My family holds a 10% stake in GTB.
So you will not get anything for your stake as the Reserve Bank has ruled out a share swap.
Yes, I heard that. Oriental Bank of Commerce will get tremendous tax benefit on write-offs. The bank has already written off Rs 500 crore (Rs 5,000 million) and another Rs 500 crore will be written off. On a Rs 1000 crore (Rs 10 billion) write off, there will be a Rs 375 crore (Rs 3,750 million) tax benefit. To that extent, OBC's burden will come down. Besides, there is a great franchise value for our branches, ATM network, technology. The shareholders should be given their due.
Do you plan on taking any legal action against the RBI for depriving you that?
No legal recourse will be taken. But we will appeal to OBC to consider the franchise value and offer us something.
What is GTB's total NPA?
The gross NPA could be around Rs 1,100 crore (Rs 11 billion). If you apply the 90-day provisioning norm, it will be Rs 1,200 crore (Rs 12 billion). There are investments worth Rs 200 crore (Rs 2,000 million) which can go bad. One would need to make about Rs 400 crore (Rs 4,000 million) provisioning as all assets are not loss assets and there are securities to back the loans.
Were you shocked by the imposition of the moratorium?
I was surprised. In fact, we anticipated that that the RBI would approve the Newbridge deal.
What's your reaction to the merger?
I am very happy because OBC is a very good bank. The interests of depositors are being fully protected. Finally, the prompt announcement will help the bank keep its franchise value.
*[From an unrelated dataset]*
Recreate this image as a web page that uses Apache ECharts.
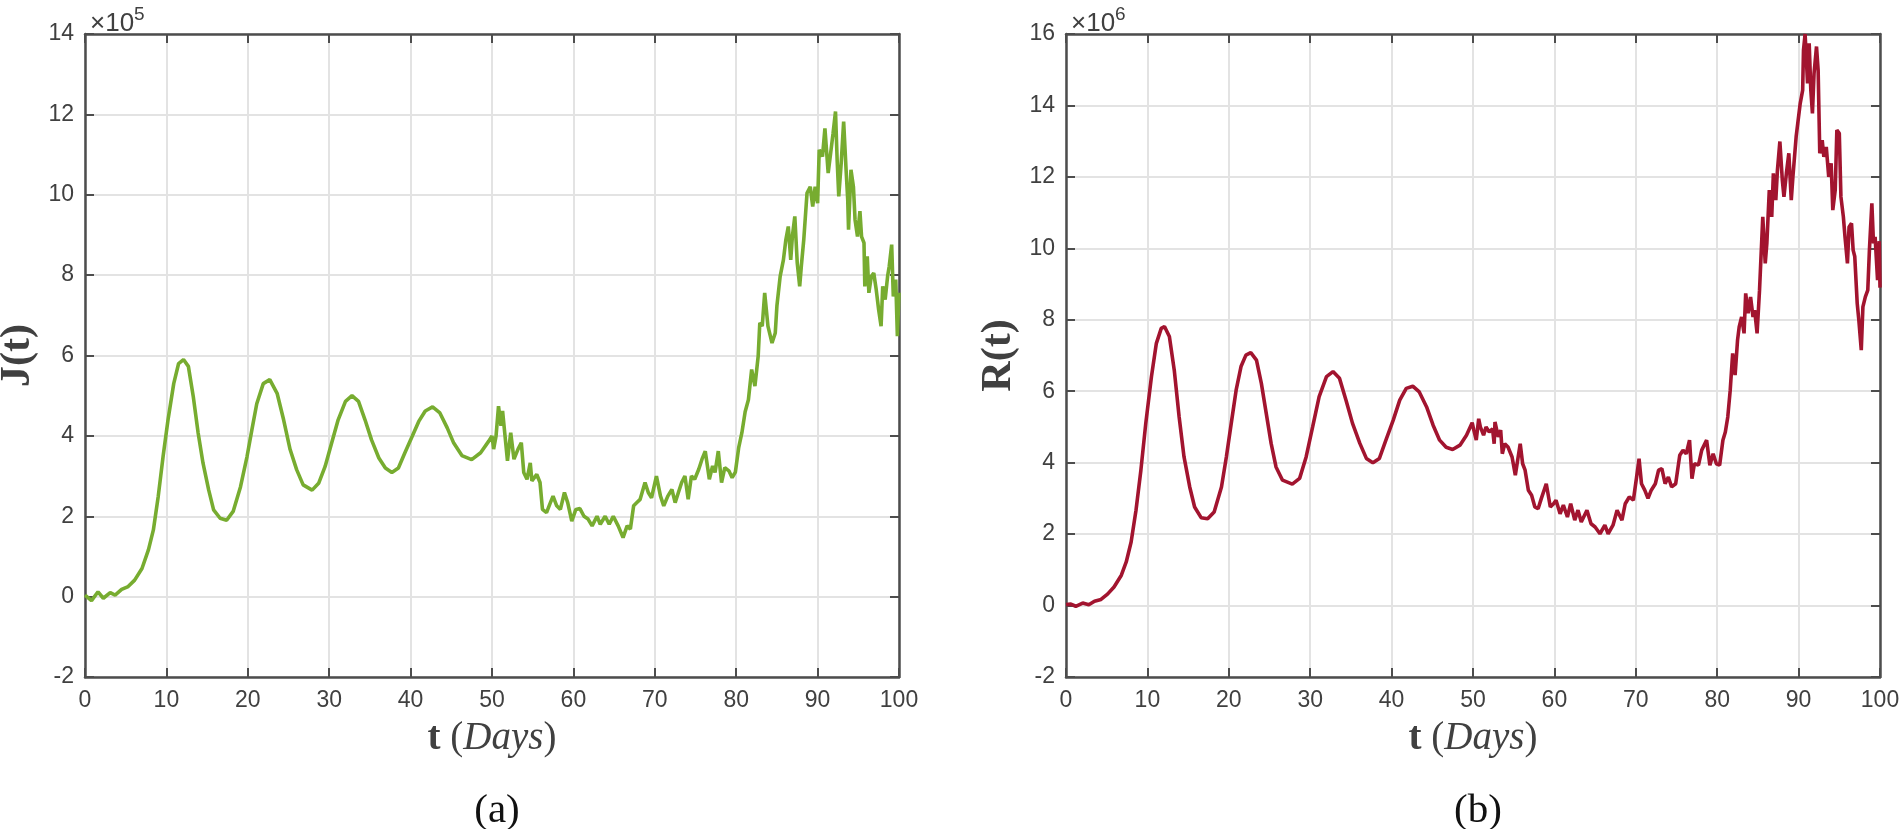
<!DOCTYPE html>
<html>
<head>
<meta charset="utf-8">
<script src="https://cdn.jsdelivr.net/npm/echarts@6/dist/echarts.min.js"></script>
<style>
  html, body { margin: 0; padding: 0; background: #fff; }
  #chart { width: 1900px; height: 829px; }
</style>
</head>
<body>
<div id="chart"></div>
<script>
// x ticks shared by both panels
const dayTicks = [0, 10, 20, 30, 40, 50, 60, 70, 80, 90, 100]

// panel (a): J(t), values in units of 1e5
const jDays = [
  0, 0.8, 1.6, 2.25, 3.1, 3.7, 4.5, 5.3, 6.1, 7.0, 7.8, 8.4, 9.0, 9.6, 10.2, 10.9, 11.5, 12.1, 12.7, 13.3,
  13.9, 14.5, 15.2, 15.8, 16.6, 17.4, 18.2, 19.1, 19.9, 20.5, 21.1, 21.9, 22.7, 23.6, 24.4, 25.2, 26.0, 26.8,
  27.9, 28.7, 29.5, 30.3, 31.1, 32.0, 32.8, 33.6, 34.4, 35.2, 36.1, 36.9, 37.7, 38.5, 39.3, 40.2, 41.0, 41.8,
  42.7, 43.6, 44.5, 45.3, 46.3, 47.5, 48.6, 49.6, 50.0, 50.2, 50.5, 50.8, 51.1, 51.3, 51.6, 51.9, 52.3, 52.7,
  53.2, 53.6, 53.9, 54.3, 54.7, 54.9, 55.5, 55.9, 56.2, 56.7, 57.1, 57.5, 57.95, 58.4, 58.9, 59.3, 59.8, 60.3,
  60.8, 61.3, 61.8, 62.3, 62.9, 63.3, 63.9, 64.4, 64.9, 65.5, 66.1, 66.6, 67.0, 67.4, 67.8, 68.2, 68.8, 69.2,
  69.6, 70.2, 70.7, 71.1, 71.6, 72.1, 72.5, 72.9, 73.3, 73.7, 74.1, 74.5, 74.9, 75.4, 75.8, 76.2, 76.7, 77.1,
  77.4, 77.8, 78.2, 78.6, 79.1, 79.5, 79.9, 80.3, 80.7, 81.1, 81.5, 81.9, 82.3, 82.7, 82.9, 83.2, 83.5, 83.9,
  84.4, 84.8, 85.0, 85.4, 85.8, 86.1, 86.4, 86.7, 86.9, 87.2, 87.5, 87.8, 88.0, 88.3, 88.7, 89.1, 89.4, 89.7,
  90.0, 90.2, 90.6, 90.9, 91.3, 91.6, 91.9, 92.2, 92.4, 92.6, 92.9, 93.2, 93.5, 93.7, 93.8, 94.1, 94.4, 94.6,
  94.9, 95.2, 95.4, 95.7, 95.8, 96.1, 96.3, 96.6, 96.9, 97.2, 97.5, 97.8, 98.0, 98.3, 98.6, 98.8, 99.1, 99.3,
  99.6, 99.8, 100
]
const jValues = [
  0.04, -0.1, 0.12, -0.04, 0.1, 0.04, 0.18, 0.25, 0.41, 0.7, 1.17, 1.66, 2.5, 3.5, 4.4, 5.3, 5.8, 5.9, 5.73, 4.98,
  4.07, 3.32, 2.65, 2.16, 1.95, 1.9, 2.12, 2.73, 3.48, 4.15, 4.8, 5.3, 5.4, 5.06, 4.4, 3.66, 3.16, 2.78,
  2.65, 2.82, 3.24, 3.82, 4.4, 4.86, 5.0, 4.86, 4.4, 3.9, 3.45, 3.2, 3.09, 3.2, 3.58, 3.99, 4.36, 4.62,
  4.72, 4.57, 4.2, 3.82, 3.51, 3.41, 3.58, 3.87, 4.0, 3.67, 4.0, 4.74, 4.25, 4.62, 4.0, 3.38, 4.08, 3.42,
  3.67, 3.83, 3.09, 2.92, 3.33, 2.88, 3.04, 2.84, 2.17, 2.09, 2.3, 2.5, 2.26, 2.17, 2.59, 2.34, 1.88, 2.17,
  2.19, 2.0, 1.93, 1.76, 2.0, 1.8, 2.0, 1.8, 2.0, 1.76, 1.47, 1.76, 1.68, 2.26, 2.34, 2.42, 2.84, 2.59,
  2.46, 3.0, 2.5, 2.26, 2.5, 2.67, 2.34, 2.59, 2.84, 3.0, 2.42, 3.0, 2.92, 3.17, 3.42, 3.62, 2.92, 3.25,
  3.09, 3.62, 2.84, 3.21, 3.13, 2.96, 3.1, 3.7, 4.08, 4.6, 4.9, 5.65, 5.24, 5.98, 6.81, 6.73, 7.56, 6.73,
  6.31, 6.56, 7.23, 7.97, 8.38, 8.88, 9.21, 8.38, 8.96, 9.46, 8.3, 7.72, 8.22, 8.88, 10.04, 10.2, 9.71, 10.2,
  9.79, 11.12, 10.95, 11.65, 10.54, 11.03, 11.53, 12.07, 10.87, 9.96, 10.79, 11.82, 10.62, 9.88, 9.13, 10.62, 10.2, 9.38,
  8.96, 9.59, 8.96, 8.8, 7.72, 8.47, 7.56, 7.97, 8.05, 7.64, 7.14, 6.73, 7.72, 7.39, 7.97, 8.22, 8.76, 7.47,
  7.89, 6.48, 7.56
]
const jTicks = [-2, 0, 2, 4, 6, 8, 10, 12, 14]

// panel (b): R(t), values in units of 1e6
const rDays = [
  0, 0.6, 1.2, 2.05, 2.8, 3.5, 4.3, 5.1, 5.9, 6.8, 7.4, 8.0, 8.6, 9.2, 9.8, 10.5, 11.1, 11.7, 12.1, 12.7,
  13.3, 13.9, 14.5, 15.2, 15.8, 16.6, 17.4, 18.2, 19.1, 19.7, 20.3, 20.9, 21.5, 22.1, 22.7, 23.4, 24.0, 24.6,
  25.2, 25.8, 26.6, 27.8, 28.7, 29.5, 30.3, 31.1, 32.0, 32.8, 33.6, 34.4, 35.2, 36.1, 36.9, 37.7, 38.5, 39.3,
  40.2, 41.0, 41.8, 42.6, 43.4, 44.3, 45.1, 45.9, 46.7, 47.5, 48.4, 49.2, 49.9, 50.1, 50.4, 50.7, 50.9, 51.3,
  51.6, 52.0, 52.4, 52.6, 52.7, 53.1, 53.4, 53.6, 53.9, 54.3, 54.8, 55.2, 55.4, 55.8, 56.1, 56.4, 56.8, 57.2,
  57.6, 58.0, 58.4, 59.0, 59.5, 59.9, 60.2, 60.7, 61.1, 61.6, 62.0, 62.5, 62.9, 63.3, 64.0, 64.5, 65.0, 65.6,
  66.2, 66.6, 67.2, 67.7, 68.3, 68.7, 69.2, 69.7, 70.1, 70.4, 70.7, 71.1, 71.5, 71.9, 72.4, 72.8, 73.2, 73.6,
  74.0, 74.4, 74.9, 75.4, 75.8, 76.2, 76.6, 76.9, 77.2, 77.7, 78.1, 78.7, 79.1, 79.5, 79.9, 80.3, 80.7, 81.0,
  81.3, 81.6, 81.9, 82.2, 82.5, 82.7, 83.0, 83.3, 83.5, 83.8, 84.1, 84.4, 84.6, 84.9, 85.2, 85.6, 85.9, 86.1,
  86.4, 86.7, 86.9, 87.2, 87.4, 87.7, 88.0, 88.2, 88.5, 88.8, 89.1, 89.3, 89.7, 89.9, 90.2, 90.5, 90.6, 90.8,
  91.1, 91.3, 91.5, 91.7, 91.9, 92.2, 92.4, 92.6, 92.9, 93.1, 93.4, 93.7, 94.0, 94.2, 94.5, 94.7, 95.0, 95.2,
  95.5, 95.7, 96.0, 96.2, 96.5, 96.7, 96.9, 97.2, 97.4, 97.7, 97.9, 98.2, 98.5, 98.7, 99.0, 99.2, 99.4, 99.7,
  99.9, 100
]
const rValues = [
  0.03, 0.04, -0.02, 0.07, 0.02, 0.12, 0.17, 0.32, 0.52, 0.85, 1.22, 1.78, 2.67, 3.79, 5.1, 6.41, 7.34, 7.76, 7.81, 7.53,
  6.59, 5.28, 4.16, 3.32, 2.76, 2.46, 2.43, 2.62, 3.32, 4.16, 5.1, 6.03, 6.69, 7.01, 7.08, 6.87, 6.22, 5.38,
  4.54, 3.88, 3.51, 3.4, 3.56, 4.16, 5.0, 5.85, 6.41, 6.55, 6.36, 5.75, 5.1, 4.54, 4.12, 4.0, 4.12, 4.63,
  5.19, 5.75, 6.08, 6.14, 5.98, 5.56, 5.05, 4.63, 4.43, 4.37, 4.49, 4.77, 5.12, 4.91, 4.63, 5.23, 5.0, 4.77,
  5.0, 4.86, 4.95, 4.53, 5.14, 4.72, 4.91, 4.25, 4.53, 4.44, 4.16, 3.65, 3.69, 4.53, 3.97, 3.79, 3.23, 3.09,
  2.76, 2.71, 3.0, 3.41, 2.76, 2.85, 2.95, 2.57, 2.81, 2.48, 2.85, 2.39, 2.67, 2.34, 2.67, 2.29, 2.2, 2.01,
  2.25, 2.01, 2.25, 2.67, 2.39, 2.85, 3.04, 2.95, 3.6, 4.11, 3.41, 3.23, 3.0, 3.23, 3.41, 3.79, 3.83, 3.41,
  3.6, 3.32, 3.41, 4.21, 4.35, 4.25, 4.63, 3.55, 3.97, 3.93, 4.35, 4.63, 3.93, 4.25, 3.97, 3.93, 4.63, 4.86,
  5.28, 6.03, 7.06, 6.45, 7.43, 7.8, 8.08, 7.62, 8.74, 8.18, 8.64, 8.08, 8.27, 7.62, 8.83, 10.88, 9.58, 10.14,
  11.63, 10.88, 12.1, 11.35, 12.19, 12.99, 11.91, 11.44, 12.1, 12.66, 11.35, 12.0, 13.13, 13.5, 14.06, 14.43, 15.55, 16.0,
  14.62, 15.74, 14.43, 13.78, 14.9, 15.65, 14.99, 12.66, 13.03, 12.56, 12.84, 12.0, 12.38, 11.07, 11.63, 13.31, 13.22, 11.44,
  10.88, 10.32, 9.58, 10.6, 10.7, 9.95, 9.77, 8.46, 7.99, 7.15, 8.36, 8.64, 8.83, 9.95, 11.26, 10.14, 10.32, 9.11,
  10.2, 8.9
]
const rTicks = [-2, 0, 2, 4, 6, 8, 10, 12, 14, 16]

const AXIS_COLOR = '#4d4d4d'
const LABEL_COLOR = '#404040'
const GRID_COLOR = '#e3e3e3'
const SANS = 'Liberation Sans'
const SERIF = 'Liberation Serif'

const panels = [
  { left: 85, name: 'J', exp: '5', ticks: jTicks, days: jDays, values: jValues, color: '#77ac30', tag: '(a)' },
  { left: 1066, name: 'R', exp: '6', ticks: rTicks, days: rDays, values: rValues, color: '#a2142f', tag: '(b)' }
]
const plotW = 814
const plotTop = 34
const plotH = 643

const grids = []
const xAxes = []
const yAxes = []
const series = []
const titles = []

panels.forEach((p, i) => {
  // keep the plot box fixed, names may hang outside
  grids.push({ left: p.left, top: plotTop, width: plotW, height: plotH, containLabel: false, outerBoundsMode: 'none' })

  const tick = { show: true, inside: true, length: 9, lineStyle: { color: AXIS_COLOR, width: 2 } }
  const line = { show: true, onZero: false, lineStyle: { color: AXIS_COLOR, width: 2.5 } }
  const split = { show: true, lineStyle: { color: GRID_COLOR, width: 2 } }
  const yMin = p.ticks[0], yMax = p.ticks[p.ticks.length - 1]

  xAxes.push({
    gridIndex: i, type: 'value', position: 'bottom',
    min: dayTicks[0], max: dayTicks[dayTicks.length - 1], interval: 10,
    axisLine: line, axisTick: tick, splitLine: split,
    axisLabel: { color: LABEL_COLOR, fontFamily: SANS, fontSize: 23, margin: 12, showMinLabel: true, showMaxLabel: true },
    name: '{b|t}{n| (}{i|Days}{n|)}',
    nameLocation: 'middle', nameGap: 42,
    nameTextStyle: {
      color: LABEL_COLOR, fontFamily: SERIF, fontSize: 39,
      rich: {
        b: { fontFamily: SERIF, fontWeight: 'bold', fontSize: 39, color: LABEL_COLOR },
        n: { fontFamily: SERIF, fontSize: 39, color: LABEL_COLOR },
        i: { fontFamily: SERIF, fontStyle: 'italic', fontSize: 39, color: LABEL_COLOR }
      }
    }
  })
  xAxes.push({
    gridIndex: i, type: 'value', position: 'top',
    min: dayTicks[0], max: dayTicks[dayTicks.length - 1], interval: 10,
    axisLine: line, axisTick: tick, splitLine: { show: false }, axisLabel: { show: false }
  })

  yAxes.push({
    gridIndex: i, type: 'value', position: 'left',
    min: yMin, max: yMax, interval: 2,
    axisLine: line, axisTick: tick, splitLine: split,
    axisLabel: { color: LABEL_COLOR, fontFamily: SANS, fontSize: 23, margin: 11, showMinLabel: true, showMaxLabel: true },
    name: p.name + '(t)',
    nameLocation: 'middle', nameGap: 46,
    nameTextStyle: { color: LABEL_COLOR, fontFamily: SERIF, fontWeight: 'bold', fontSize: 42 }
  })
  yAxes.push({
    gridIndex: i, type: 'value', position: 'right',
    min: yMin, max: yMax, interval: 2,
    axisLine: line, axisTick: tick, splitLine: { show: false }, axisLabel: { show: false }
  })

  series.push({
    type: 'line',
    xAxisIndex: i * 2, yAxisIndex: i * 2,
    data: p.days.map((d, k) => [d, p.values[k]]),
    showSymbol: false,
    lineStyle: { color: p.color, width: 3.6 },
    itemStyle: { color: p.color },
    animation: false
  })

  titles.push({
    text: '{a|×10}{s|' + p.exp + '}',
    left: p.left, top: 0,
    textStyle: {
      fontFamily: SANS, fontSize: 26, fontWeight: 'normal', color: LABEL_COLOR,
      rich: {
        a: { fontFamily: SANS, fontSize: 26, fontWeight: 'normal', color: LABEL_COLOR, verticalAlign: 'bottom' },
        s: { fontFamily: SANS, fontSize: 19, fontWeight: 'normal', color: LABEL_COLOR, verticalAlign: 'bottom', padding: [0, 0, 13, 0] }
      }
    }
  })
  titles.push({
    text: p.tag,
    left: p.left + plotW / 2, top: 786, textAlign: 'center',
    textStyle: { fontFamily: SERIF, fontSize: 41, fontWeight: 'normal', color: '#111' }
  })
})

const chart = echarts.init(document.getElementById('chart'))
chart.setOption({
  backgroundColor: '#fff',
  animation: false,
  title: titles,
  grid: grids,
  xAxis: xAxes,
  yAxis: yAxes,
  series: series
})
</script>
</body>
</html>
There will be no flight of deposits or clients from GTB.
In your assessment, have you failed as a banker and entrepreneur-promoter?
I worked hard to keep people's trust. It's not the failure of an entrepreneur manager. My new management style -- total delegation to senior management -- failed. I am not a failure.
But were you too adventurous? Did you take too much of risk as a banker?
I was aggressive but always looked at the risk-return balance. I took moderate risk.
What's your plan for the future?
I have not thought about it. My career as a banker is over. I may pursue academics or be a mentor to new entrepreneurs.